Friday, April 24, 2009

Finding Traces of Myself

Last night, I picked up Zen and the Art of Motorcycle Maintenance. It's one of my books to read this year, and it's the next book my school's book club is discussing.

Before I picked it out of the bookshelves last night, I'd have sworn that I hadn't read it since high school in 1981 or 1982. But there, on page 120, was a Miami Metrorail transfer dated April 3, 2001. So, I'm thinking I must have started re-reading it then, when I was commuting to the University of Miami, but not finished, since the marker was only about 1/3 of the way through the book.

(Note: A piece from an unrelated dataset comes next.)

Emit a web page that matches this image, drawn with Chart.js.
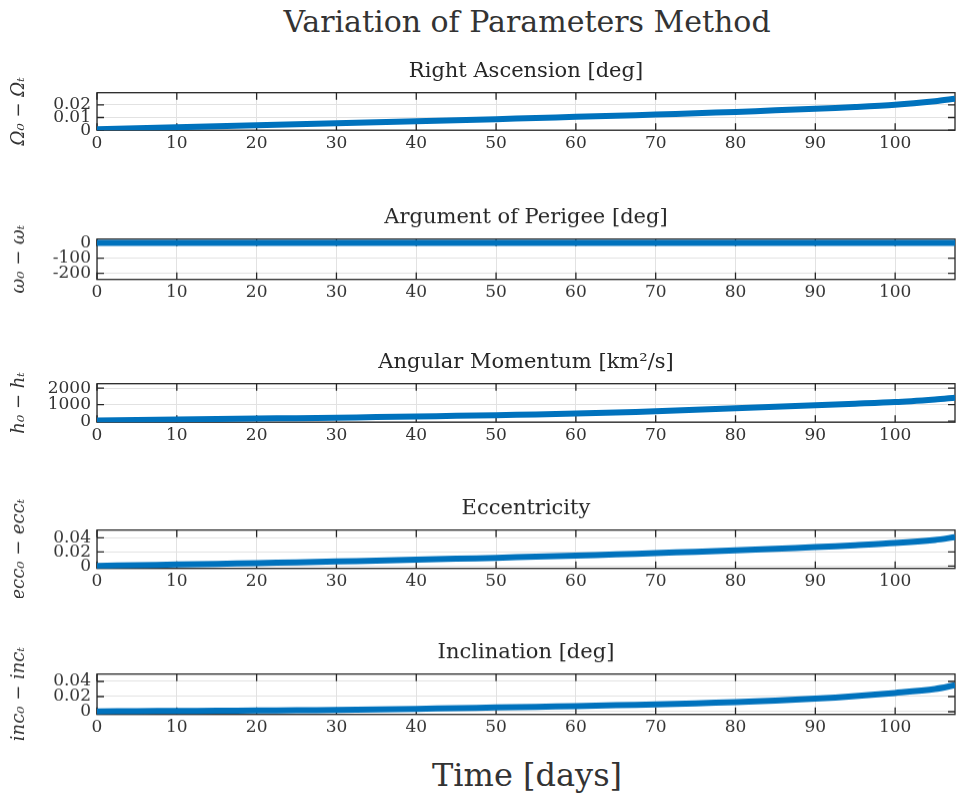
<!DOCTYPE html>
<html>
<head>
<meta charset="utf-8">
<title>Variation of Parameters Method</title>
<script src="https://cdn.jsdelivr.net/npm/chart.js@4.4.1/dist/chart.umd.min.js"></script>
<style>
  body { margin: 0; background: #fff; width: 958px; height: 801px; position: relative; overflow: hidden; font-family: 'DejaVu Serif', serif; }
  .panel { position: absolute; left: 0; width: 958px; }
  #mainTitle { position: absolute; top: 4px; left: 97px; width: 860px; text-align: center; font-size: 30px; line-height: 36px; color: #333; }
  #xTitle { position: absolute; top: 756px; left: 97px; width: 860px; text-align: center; font-size: 32px; line-height: 38px; color: #333; }
</style>
</head>
<body>
<div id="mainTitle">Variation of Parameters Method</div>
<div class="panel" id="p0"><canvas id="c0"></canvas></div>
<div class="panel" id="p1"><canvas id="c1"></canvas></div>
<div class="panel" id="p2"><canvas id="c2"></canvas></div>
<div class="panel" id="p3"><canvas id="c3"></canvas></div>
<div class="panel" id="p4"><canvas id="c4"></canvas></div>
<div id="xTitle">Time [days]</div>
<script>
// time samples [days]
const days = [0, 5, 10, 15, 20, 25, 30, 35, 40, 45, 50, 55, 60, 65, 70, 75, 80, 85, 90, 95, 100, 105, 107.5];

// differences
const raanDiff = [0.0008, 0.0015, 0.0023, 0.0031, 0.0039, 0.0047, 0.0055, 0.0063, 0.0071, 0.0079, 0.0087, 0.0096,
                  0.0105, 0.0114, 0.0123, 0.0133, 0.0144, 0.0156, 0.0168, 0.0182, 0.0200, 0.0228, 0.0248];
const argpDiff = [0, 0, 0, 0, 0, 0, 0, 0, 0, 0, 0, 0, 0, 0, 0, 0, 0, 0, 0, 0, 0, 0, 0];
const hDiff = [50, 80, 110, 135, 160, 185, 215, 250, 290, 325, 365, 410,
               460, 530, 600, 690, 790, 880, 970, 1060, 1160, 1320, 1420];
const eccDiff = [0.0003, 0.0012, 0.0022, 0.0032, 0.0042, 0.0053, 0.0065, 0.0078, 0.0091, 0.0104, 0.0118, 0.0133,
                 0.0149, 0.0166, 0.0184, 0.0203, 0.0223, 0.0245, 0.0269, 0.0296, 0.0326, 0.0370, 0.0410];
const incDiff = [0.0004, 0.0007, 0.0010, 0.0013, 0.0016, 0.0019, 0.0024, 0.0030, 0.0038, 0.0046, 0.0055, 0.0064,
                 0.0074, 0.0085, 0.0097, 0.0111, 0.0128, 0.0148, 0.0173, 0.0205, 0.0248, 0.0300, 0.0350];

// tick labels
const xTicks = [0, 10, 20, 30, 40, 50, 60, 70, 80, 90, 100];
const raanTicks = [0, 0.01, 0.02];
const argpTicks = [-200, -100, 0];
const hTicks = [0, 1000, 2000];
const eccTicks = [0, 0.02, 0.04];
const incTicks = [0, 0.02, 0.04];

const titles = ['Right Ascension [deg]', 'Argument of Perigee [deg]', 'Angular Momentum [km²/s]', 'Eccentricity', 'Inclination [deg]'];
const yTitles = ['Ω₀ − Ωₜ', 'ω₀ − ωₜ', 'h₀ − hₜ', 'ecc₀ − eccₜ', 'inc₀ − incₜ'];

// layout of each subplot: plot area top/bottom and y limits
const panels = [
  { top: 93,    bottom: 130.5, ymin: 0,       ymax: 0.0295, values: raanDiff, ticks: raanTicks },
  { top: 239,   bottom: 279,   ymin: -240,    ymax: 25,     values: argpDiff, ticks: argpTicks },
  { top: 383.5, bottom: 422,   ymin: -60,     ymax: 2273,   values: hDiff,    ticks: hTicks },
  { top: 530,   bottom: 568,   ymin: -0.0033, ymax: 0.051,  values: eccDiff,  ticks: eccTicks },
  { top: 674,   bottom: 714,   ymin: -0.0036, ymax: 0.0497, values: incDiff,  ticks: incTicks }
];

const textColor = '#333';
const axisColor = '#262626';
const gridColor = '#e2e2e2';
const lineColor = '#0072BD';
const titleSize = 21;
const titlePad = 8.5;
const titleH = titleSize * 1.2 + titlePad;
const xAxisH = 30;
const tickLen = 7;

// MATLAB-like box with inward ticks, drawn under the data
const boxTicks = {
  id: 'boxTicks',
  beforeDatasetsDraw(chart) {
    const { ctx, chartArea: a, scales: { x, y } } = chart;
    ctx.save();
    ctx.strokeStyle = axisColor;
    ctx.lineWidth = 1.3;
    ctx.strokeRect(a.left, a.top, a.right - a.left, a.bottom - a.top);
    ctx.beginPath();
    x.ticks.forEach(t => {
      const px = x.getPixelForValue(t.value);
      ctx.moveTo(px, a.top); ctx.lineTo(px, a.top + tickLen);
      ctx.moveTo(px, a.bottom); ctx.lineTo(px, a.bottom - tickLen);
    });
    y.ticks.forEach(t => {
      const py = y.getPixelForValue(t.value);
      ctx.moveTo(a.left, py); ctx.lineTo(a.left + tickLen, py);
      ctx.moveTo(a.right, py); ctx.lineTo(a.right - tickLen, py);
    });
    ctx.stroke();
    ctx.restore();
  }
};

panels.forEach((p, i) => {
  const box = document.getElementById('p' + i);
  box.style.top = (p.top - titleH) + 'px';
  box.style.height = (titleH + (p.bottom - p.top) + xAxisH) + 'px';

  new Chart(document.getElementById('c' + i), {
    type: 'scatter',
    data: {
      datasets: [{
        data: days.map((d, k) => ({ x: d, y: p.values[k] })),
        showLine: true,
        borderColor: lineColor,
        borderWidth: 6,
        pointRadius: 0,
        tension: 0.3
      }]
    },
    options: {
      responsive: true,
      maintainAspectRatio: false,
      animation: false,
      layout: { padding: { left: 0, right: 1, top: 0, bottom: 0 } },
      plugins: {
        legend: { display: false },
        tooltip: { enabled: false },
        title: {
          display: true,
          fullSize: false,   // centre over the plot area like MATLAB
          text: titles[i],
          color: axisColor,
          font: { family: 'DejaVu Serif', size: titleSize, weight: 'normal' },
          padding: { top: 0, bottom: titlePad }
        }
      },
      scales: {
        x: {
          type: 'linear',
          min: 0,
          max: 107.5,
          afterBuildTicks: s => { s.ticks = xTicks.map(v => ({ value: v })); },
          afterFit: s => { s.height = xAxisH; },
          ticks: { color: textColor, font: { family: 'DejaVu Serif', size: 17 }, padding: 3, maxRotation: 0, autoSkip: false },
          grid: { color: gridColor, drawTicks: false },
          border: { display: false }
        },
        y: {
          min: p.ymin,
          max: p.ymax,
          afterBuildTicks: s => { s.ticks = p.ticks.map(v => ({ value: v })); },
          afterFit: s => { s.width = 97; },
          ticks: { color: textColor, font: { family: 'DejaVu Serif', size: 17 }, padding: 6, autoSkip: false,
                   callback: v => String(v) },
          grid: { color: gridColor, drawTicks: false },
          border: { display: false },
          title: {
            display: true,
            text: yTitles[i],
            color: textColor,
            font: { family: 'DejaVu Serif', size: 18, style: 'italic' },
            padding: { top: 9, bottom: 0 }
          }
        }
      }
    },
    plugins: [boxTicks]
  });
});
</script>
</body>
</html>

And now that I've found that evidence that I'd been to the book before, I have vague glimmers of a memory of re-reading it then. But do I really? Or am I creating those memories in response to a transfer ticket? And why did I decide to stop reading it?

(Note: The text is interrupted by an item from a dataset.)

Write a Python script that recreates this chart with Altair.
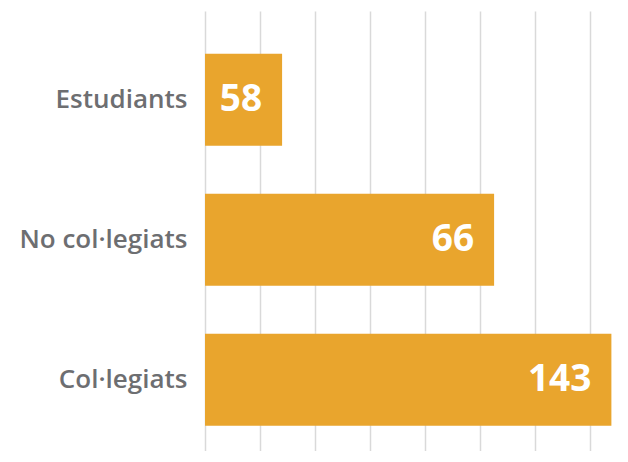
import altair as alt
import pandas as pd

categories = ["Estudiants", "No col·legiats", "Col·legiats"]
label_values = [58, 66, 143]
bar_lengths = [1.4, 5.25, 7.38]
grid_values = [0, 1, 2, 3, 4, 5, 6, 7]

df = pd.DataFrame({"cat": categories, "label": label_values, "len": bar_lengths})

bar_color = "#E9A52D"

y_enc = alt.Y(
    "cat:N",
    sort=categories,
    title=None,
    scale=alt.Scale(paddingInner=0.343, paddingOuter=0.243, align=0.63),
    axis=alt.Axis(
        ticks=False, domain=False, labelPadding=18, labelFontSize=26,
        labelFont="Open Sans", labelFontWeight=600, labelColor="#6d6e71", grid=False,
    ),
)
x_enc = alt.X(
    "len:Q",
    title=None,
    scale=alt.Scale(domain=[0, 7.5], nice=False, zero=True),
    axis=alt.Axis(
        values=grid_values, labels=False, ticks=False, domain=False,
        grid=True, gridColor="#d9d9d9", gridWidth=1.5,
    ),
)

bars = alt.Chart(df).mark_bar(color=bar_color).encode(x=x_enc, y=y_enc)
texts = alt.Chart(df).mark_text(
    align="right", baseline="middle", dx=-20, color="white",
    font="Open Sans", fontSize=37, fontWeight="bold",
).encode(x=alt.X("len:Q"), y=alt.Y("cat:N", sort=categories), text="label:Q")

chart = (
    (bars + texts)
    .properties(
        width=413, height=440,
        autosize=alt.AutoSizeParams(type="none"),
        padding={"left": 197, "top": 3, "right": 2, "bottom": 0},
    )
    .configure_view(stroke=None)
)

chart.save("out.html", embed_options={"renderer": "svg", "actions": False})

It bothers me that I've forgotten this re-reading attempt, which happened fairly recently. I've grown resigned to memory lapses and forgetting earlier times--when I search the Facebook people for graduates of the high schools I went to, around the time I was there, I don't recognize most of those people--not their names, not their faces. How scary is that? I have yet to dig out my high school yearbooks to see if that helps. No, I expected to remember them, but I'm not freaked out that I don't. It's getting to be awhile ago, and I haven't kept in touch with people from that time period very well.

But I expect to remember books I've read, poems I've written--but I don't. Sometimes, when I've decided a poem is done, I leaf through the pages of the rough drafts that surround it--and I don't remember writing some of those poems. Some of them aren't very good and some are just fragments. But I've come across some gems.

I used to type up poems right away, immediately after I wrote them, and I would send them out to journals. Now they percolate in my purple poetry legal pad. Perhaps I'm letting them sit and stew for far too long. Of course, if I can't remember writing the poem, it does make approaching it with fresh eyes fairly easy. I'm reading it as a stranger would, which I would tell my students would make the revision process easier.

But does it? Only some times. Other times, I still look at a poem that needs work, and I don't have the slightest idea what to do. Happily, I have plenty of other poems percolating, and I move on to those.

3 comments:

Shefali Shah Choksi said...

Take heart; you are given an opportunity to re-live all this without being bogged down by memories of how it was the first time.
This is always a good thing. It is like discovering oneself again and how fascinating is that?

Kristin Berkey-Abbott said...

What a great way of looking at it--thanks Shefali!